Podemos decir “gracias” en el ascensor, en el estacionamiento, en el mercado, en la oficina, en una fila o a nuestros vecinos y amigos. Podemos decir “lo siento” cuando cometemos un error, faltamos a una reunión, olvidamos un cumpleaños o vemos a alguien sufriendo. Podemos decir “te amo” y esas palabras llevan el mensaje de “estoy pensando en ti”, “me preocupo por ti”, “estoy aquí para ti” o “tú lo eres todo para mí”.

Permítanme compartir un ejemplo personal. Esposos, presten atención. Hermanas, esto también las va a ayudar. Antes de mi asignación de tiempo completo en la Iglesia, yo viajaba mucho por motivo de mi empresa. Pasaba mucho tiempo fuera, en lugares lejanos del mundo. Al final del día, sin importar dónde me hallara, siempre llamaba a casa. Cuando mi esposa, Melanie, contestaba el teléfono y yo le daba un informe, nuestra conversación siempre nos llevaba a decirnos un “te amo”. Todos los días, esas palabras eran un ancla para mi alma y mi conducta; fueron una protección para mí contra designios malignos. “Melanie, te amo” expresaba la preciada confianza que había entre nosotros.

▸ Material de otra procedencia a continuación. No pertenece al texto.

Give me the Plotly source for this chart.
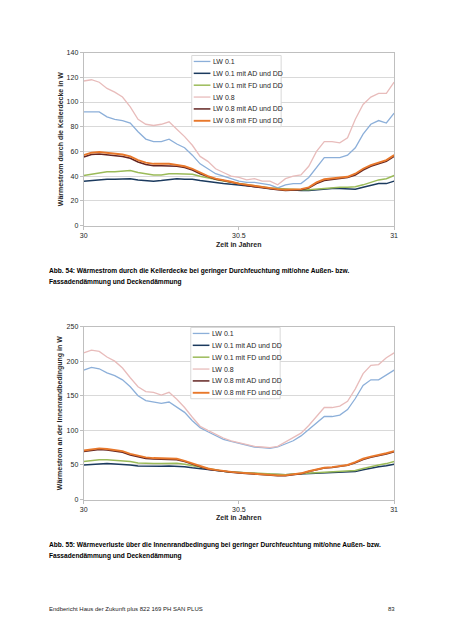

El presidente Thomas S. Monson solía decir: “Hay pies que afirmar, manos que sostener, mentes que alentar, corazones que inspirar y almas que salvar”. Decir “gracias”, “lo siento”, “te amo” hará precisamente eso.

Hermanos y hermanas, las palabras sí importan.

Les prometo que si nos “deleita[mos] en las palabras de Cristo” que conducen a la salvación, en las palabras de nuestro profeta que nos guían y alientan, y en nuestras propias palabras, que expresan quiénes somos y qué valoramos, los poderes del cielo se derramarán sobre nosotros. “Las palabras de Cristo os dirán todas las cosas que debéis hacer”. Somos hijos del Padre Celestial y Él es nuestro Dios, Él espera que hablemos con “lengua de ángeles” por el poder del Espíritu Santo.

Amo al Señor Jesucristo. En palabras del profeta Isaías, del Antiguo Testamento, Él es “Admirable, Consejero, Dios fuerte, Padre eterno, Príncipe de paz”. Y como dejó claro el apóstol Juan, Jesucristo mismo es “el Verbo”.

De ello testifico como Apóstol llamado al servicio divino del Señor —a declarar Su palabra— y a ser testigo especial de Él. En el nombre del Señor Jesucristo. Amén.